At UVA, Clark sometimes collaborates with the Hussman School’s Associate Professor Deen Freelon.

“I enjoy working with him because he’s the big data guy,” said Clark. “But I do mostly qualitative work. I work with very small sets of data.”

The most recent report Clark did with Freelon received some attention from academics. Even Twitter’s founder, Jack Dorsey, took note at one point — via tweet, of course.

Alongside her teaching, research and the traveling she does to talk about her work with audiences across the country every semester, Clark is making plans for her future book, a project she wasn’t even beginning to think about until recently.

“When I defended my dissertation,” Clark recalled, “[Hussman School Associate Professor] Daniel Kreiss replied to something I’d said with, ‘You can talk more about that in your book.’”

It’s taken some time for her to work out the book’s framework and for the arguments to mature, but Clark now agrees that her work is ready for that format. Her current thinking is that the book will allow her to analyze the way that new media (like Twitter) is a space for researchers to identify cultural filters, and understand how those prisms are helping to refine how the news gets reported, better reflecting today’s values.

Twitter executive Tom Ciszek notes that the social media firm has an academic research program and that he’s on the look-out for opportunities to work with external researchers. He personally is familiar with Clark’s work.

“Collectively, black voices together [on Twitter] are very powerful,” he said. “Meredith is certainly the foremost expert voice on Black Twitter,” he added. 

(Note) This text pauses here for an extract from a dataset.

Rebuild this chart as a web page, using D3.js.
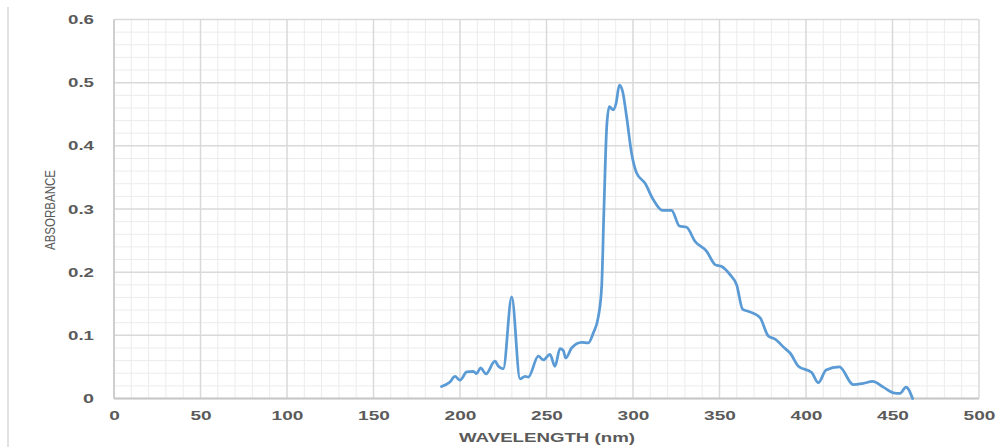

“The day Twitter calls me, I will be ready,” said Clark. “I dream about it all the time. … I’ve applied for a small Twitter research grant before where they were just going to give you access to the data and … bottom line, that’s all I want. But if I could be inside and learn a little bit more about some of the processes, I would absolutely love that. I am waiting for the day. I can see myself swimming like Scrooge McDuck through the tweets.”